By now, Karin Grunden was supposed to have witnessed her first execution. The police-and-court reporter for the Terre Haute Tribune-Star was one of 10 members of the media expected to watch convicted Oklahoma City bomber Timothy McVeigh die in the nearby federal prison yesterday.
In Terre Haute, home of the only facility that handles federal death row inmates, reporters are used to executions being delayed -two have been postponed since last October. Ms. Grunden was also on deck to attend those, representing her paper as one of the local media that must be invited as a media witness. Based on the previous situations, she had some doubts about the McVeigh execution actually occurring on May 16, but she thought it had a better chance than most of being carried out.
Long before the FBI discovery last week that there were thousands of documents Mr. McVeigh's attorneys had never seen, she had been preparing for her trip to the death chamber. Technically, she explains, you don't become a media witness until three hours before the execution.
But she had signed an agreement ahead of time -no drugs, alcohol, video or audio recording devices could accompany her into the prison. And she understood that she would be searched. She could bring in the clothes on her back, but she would be asked to defy the instincts of most in her profession and not carry anything to write with or on. "They provide paper and pen. You could not bring that into the room," she says.
She had also researched other witnesses' experiences, and she thought about her own position on the death penalty. She gave interviews like this one to national and international journalists, all wanting a glimpse of the life of a reporter about to be privy to information that more than 1,600 media representatives had been credentialed to come to town and gather. She was asked how she came to be a witness, and her position on the death penalty (she's on the fence).

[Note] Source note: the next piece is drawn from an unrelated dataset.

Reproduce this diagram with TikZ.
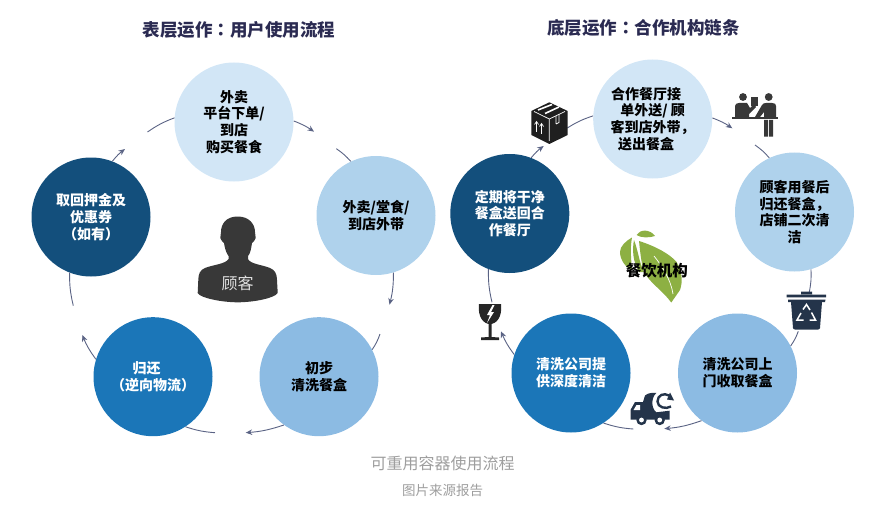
\documentclass[tikz,border=0pt]{standalone}
\usepackage{fontspec}
\usetikzlibrary{arrows.meta}
\setmainfont{Noto Sans CJK SC}
\newfontfamily\tcfont{Noto Sans CJK TC}
\definecolor{titlecol}{HTML}{2B2B52}
\definecolor{linecol}{HTML}{5A6384}
\definecolor{c1}{HTML}{D2E6F6}
\definecolor{c2}{HTML}{AFD2EC}
\definecolor{c3}{HTML}{8CBBE3}
\definecolor{c4}{HTML}{1B76B8}
\definecolor{c5}{HTML}{134F7C}
\definecolor{navy}{HTML}{24344A}
\definecolor{leaf}{HTML}{8DB043}
\tikzset{
  stage/.style={circle, minimum size=119pt, align=center, font=\fontsize{14}{16.8}\selectfont\bfseries},
  link/.style={line width=0.9pt, color=linecol, bend left=7},
  arrowlink/.style={link, -{Stealth[length=6.5pt, width=5.5pt]}},
  head/.style={font=\fontsize{17.5}{20}\selectfont\bfseries, text=titlecol},
}
\begin{document}
\begin{tikzpicture}
[every node/.style={inner sep=0pt}]
\useasboundingbox (0pt,0pt) rectangle (886pt,-508pt);
\node (t1) [head] at (239pt, -30pt) {表层运作{\tcfont ：}用户使用流程};
\node (t2) [head] at (643.5pt, -28pt) {底层运作{\tcfont ：}合作机构链条};
% left cycle
\node (u1) [stage, fill=c1] at (234pt, -122pt) {外卖\\平台下单/\\到店\\购买餐食};
\node (u2) [stage, fill=c2] at (376pt, -215.5pt) {外卖/堂食/\\到店外带};
\node (u3) [stage, fill=c3] at (319pt, -376.7pt) {初步\\清洗餐盒};
\node (u4) [stage, fill=c4, text=white] at (153pt, -376.7pt) {归还\hspace*{13pt}\\（逆向物流）};
\node (u5) [stage, fill=c5, text=white] at (91pt, -217pt) {取回押金及\\优惠券\\（如有）};
\coordinate (ua) at (314pt, -131.7pt);
\coordinate (ub) at (336.3pt, -148.7pt);
\coordinate (uc) at (389.5pt, -304.7pt);
\coordinate (ud) at (380pt, -334pt);
\coordinate (ue) at (245.7pt, -432.7pt);
\coordinate (uf) at (215pt, -432.7pt);
\coordinate (ug) at (82.3pt, -335pt);
\coordinate (uh) at (73.3pt, -305.7pt);
\coordinate (ui) at (125pt, -149pt);
\coordinate (uj) at (147.5pt, -132pt);
\draw [arrowlink] (u1.1) to (ua);
\draw [link] (ub) to (u2.115);
\draw [arrowlink] (u2.-73) to (uc);
\draw [link] (ud) to (u3.27);
\draw [arrowlink] (u3.234) to (ue);
\draw [link] (uf) to (u4.-57);
\draw [arrowlink] (u4.163) to (ug);
\draw [link] (uh) to (u5.249);
\draw [arrowlink] (u5.69) to (ui);
\draw [link] (uj) to (u1.176);
% right cycle
\node (p1) [stage, fill=c1] at (652.7pt, -119pt) {合作餐厅接\hspace*{13pt}\\\mbox{单外送/ 顾}\hspace*{13pt}\\客到店外带，\\送出餐盒\hspace*{13pt}};
\node (p2) [stage, fill=c2] at (794.5pt, -212pt) {顾客用餐后\\归还餐盒，\\店铺二次清\\洁};
\node (p3) [stage, fill=c3] at (737.5pt, -373pt) {清洗公司上\\门收取餐盒};
\node (p4) [stage, fill=c4, text=white] at (571pt, -373pt) {清洗公司提\\供深度清洁};
\node (p5) [stage, fill=c5, text=white] at (509.8pt, -213.5pt) {定期将干净\\餐盒送回合\\作餐厅};
\coordinate (pa) at (732.3pt, -128.3pt);
\coordinate (pb) at (755pt, -145pt);
\coordinate (pc) at (809.3pt, -292pt);
\coordinate (pd) at (798.3pt, -331.3pt);
\coordinate (pe) at (664.3pt, -428.7pt);
\coordinate (pf) at (633.3pt, -429pt);
\coordinate (pg) at (501pt, -331.3pt);
\coordinate (ph) at (492pt, -302.3pt);
\coordinate (pi) at (543.7pt, -146pt);
\coordinate (pj) at (567.3pt, -128pt);
\draw [arrowlink] (p1.1) to (pa);
\draw [link] (pb) to (p2.115);
\draw [link] (p2.-74) to (pc);
\draw [link] (pd) to (p3.27);
\draw [arrowlink] (p3.233.5) to (pe);
\draw [link] (pf) to (p4.-57);
\draw [arrowlink] (p4.162) to (pg);
\draw [link] (ph) to (p5.249);
\draw [arrowlink] (p5.69) to (pi);
\draw [link] (pj) to (p1.177);
% customer
\begin{scope}[x=1pt, y=-1pt]
\fill [color=black!78] (237.7,216.5) .. controls (226,216.5) and (221,224) .. (221,232)
  -- (220.3,238) .. controls (221,241) and (223,242) .. (224,243)
  .. controls (225,250) and (227,254) .. (228.5,256) -- (228.5,259)
  .. controls (226,264) and (212,265) .. (205,268)
  .. controls (200,270) and (198.3,274) .. (198.3,280) -- (197.7,293)
  .. controls (200,298) and (222,302.3) .. (237.7,302.3)
  .. controls (254,302.3) and (275,298) .. (277.7,293) -- (277,280)
  .. controls (277,274) and (275,270) .. (270,268)
  .. controls (263,265) and (250,264) .. (248,259) -- (248,256)
  .. controls (250,254) and (251,250) .. (252,243)
  .. controls (253,242) and (255,241) .. (255.7,238) -- (255,232)
  .. controls (255,224) and (249,216.5) .. (237.7,216.5) -- cycle;
\end{scope}
\node (who) [text=black!12, font=\fontsize{16}{18}\selectfont] at (237.7pt, -283pt) {顾客};
% leaves
\begin{scope}[x=1pt, y=-1pt]
\fill [color=leaf] (636.5,235) .. controls (640,229) and (650,229) .. (655,236) .. controls (649,238) and (641,238) .. (636.5,235) -- cycle;
\fill [color=leaf] (632,237.5) .. controls (626,241) and (620,246) .. (620,252) .. controls (620,260) and (626,268) .. (632,270) .. controls (631,258) and (630,248) .. (632,237.5) -- cycle;
\fill [color=leaf] (634,240) .. controls (632,250) and (633,262) .. (639,272) -- (644,272) .. controls (639,262) and (638,250) .. (634,240) -- cycle;
\fill [color=leaf] (639,241) .. controls (655,246) and (670,254) .. (676.5,262) .. controls (682,270) and (683,282) .. (680,290) -- (671.3,302.5) .. controls (662,290) and (650,283) .. (644,272) .. controls (641,262) and (640,250) .. (639,241) -- cycle;
\draw [white, line width=0.7pt] (654,256) .. controls (662,266) and (671,280) .. (673,294);
\end{scope}
\node (org) [font=\fontsize{15.5}{18}\selectfont\bfseries] at (656.8pt, -270.7pt) {餐饮机构};
% box
\begin{scope}[x=1pt, y=-1pt]
\fill [color=black!88] (549.3,102.3) -- (567.7,111) -- (567.7,135) -- (549.3,144) -- (531.3,135) -- (531.3,111) -- cycle;
\draw [white, line width=0.7pt] (534,111.5) -- (549.3,119) -- (565,111.5) (549.3,119) -- (549.3,141);
\draw [white, line width=1.6pt] (538,110) -- (552,104.5) (545,113.5) -- (559,107);
\draw [white, line width=0.7pt] (536.5,122) -- (536.5,132) (534.5,124.5) -- (536.5,121.5) -- (538.5,124.5) (541.5,124) -- (541.5,134) (539.5,126.5) -- (541.5,123.5) -- (543.5,126.5);
\draw [white, line width=0.7pt] (556,124) -- (556,116) (556,124) -- (559,122.5) -- (559,114.5);
\end{scope}
% counter
\begin{scope}[x=1pt, y=-1pt]
\fill [color=black!78] (743,97) circle (3.9pt) (768.7,97) circle (3.9pt);
\fill [color=black!78] (732.3,117) rectangle (777.7,119.4);
\fill [color=black!78] (735,117) -- (735,106) .. controls (735,104) and (737,103) .. (739,103) -- (747,103) -- (750,108) -- (754,104) -- (756,107) -- (749,114) -- (749,117) -- cycle;
\fill [color=black!78] (751,97) -- (757.5,97) -- (757.5,106) -- (751,106) -- cycle;
\fill [color=black!78] (755,117) -- (762,105) .. controls (763,103.5) and (764,103) .. (766,103) -- (772,103) .. controls (775,103) and (776,104) .. (776,106) -- (776,117) -- (764,117) -- (764,112) -- (760,117) -- cycle;
\fill [color=black!78] (764,120) rectangle (768,136.7) (769,120) rectangle (773,136.7);
\end{scope}
% bin
\begin{scope}[x=1pt, y=-1pt]
\fill [color=navy] (801,291.5) rectangle (812,294) (786.7,294.5) rectangle (826,297.3);
\fill [color=navy] (788,299.5) -- (825.5,299.5) -- (825,302) -- (822,302) -- (820,328) .. controls (820,329) and (819,329.5) .. (818,329.5) -- (795,329.5) .. controls (794,329.5) and (793,329) .. (793,328) -- (791,302) -- (788,302) -- cycle;
\draw [white, line width=1.5pt] (803,309.5) -- (806.5,304.5) -- (810,310)
  (811.5,312.5) -- (815.5,320) -- (809.5,320)
  (803.5,320) -- (797,320) -- (801,313);
\end{scope}
% truck
\begin{scope}[x=1pt, y=-1pt]
\fill [color=navy] (630.5,418) -- (630.5,410) -- (635,402) -- (643,402) -- (645,395.5) .. controls (648,393) and (652,392.5) .. (656.3,393)
  .. controls (651,398) and (651,408) .. (656.3,412.3) -- (669.7,410.7) -- (669.7,419.5) -- (630.5,419.5) -- cycle;
\fill [white] (633.5,410) -- (636.5,405) -- (640,405) -- (640,410) -- cycle;
\draw [navy, line width=2.4pt] (669,395.5) .. controls (664,392.5) and (657.5,395) .. (657.5,401.5) .. controls (657.5,407.5) and (666,409.5) .. (671,406.5);
\fill [color=navy] (670,392.5) -- (674,400.5) -- (667,399.5) -- cycle;
\fill [color=navy] (641.5,420) circle (5.2pt) (659.7,420) circle (5.2pt);
\fill [white] (641.5,420) circle (2.4pt) (659.7,420) circle (2.4pt);
\end{scope}
% glass
\begin{scope}[x=1pt, y=-1pt]
\fill [color=black!85] (479,304) -- (501,304) .. controls (502,312) and (500,322) .. (491.5,324) -- (491.5,337) -- (499,337.5) -- (499,340) -- (481,340) -- (481,337.5) -- (488.5,337) -- (488.5,324) .. controls (480,322) and (478,312) .. (479,304) -- cycle;
\fill [white] (492.5,305) -- (487,315) -- (490,315) -- (487,323) -- (494,312) -- (491,312) -- (494.5,305) -- cycle;
\end{scope}
% caption
\node (cap) [text=black!38, font=\fontsize{16}{18}\selectfont] at (442.5pt, -463pt) {可重用容器使用流程};
\node (src) [text=black!38, font=\fontsize{13.5}{16}\selectfont] at (442.5pt, -490pt) {图片来源报告};
\end{tikzpicture}
\end{document}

In between calls from the BBC and The New Yorker, she was writing stories, along with others at the paper, about McVeigh and the execution, some that were set to run in the days preceding the event.
When she got the news about the FBI's mistake, she was shocked. "It's just very suspicious," she says of the timing. But she says she had another emotion, too -relief. Now she can return to her familiar haunts, like the courthouse and her own house,and she can do her job without being followed by camera crews. More important, she says, "I didn't have to watch someone die this week."
Black newspapers gain access to the Web
African-American newspapers are getting help going online, thanks to a three-year initiative by the National Newspaper Publishers Association and an initial contribution of $125,000 from the United Parcel Service. The NNPA, a 60-year-old group representing some 200 black papers, announced last week that it will help set up websites for members who are not currently online (only about 10 percent are). It has been working on increasing the Web presence of black media, having launched an online news digest, BlackPressUSA.com, last summer. Ten new websites are expected to be set up in the next few weeks, a total of 50 by the end of the summer.
Magazine editors, not mechanical engineers
Last week, this column included a website for the National Magazine Award winners, presented by the American Society of Magazine Editors. As some readers discovered, www.asme.org offers plenty about the American Society of Mechanical Engineers, but little about the awards. The correct site is www.asme.magazine.org.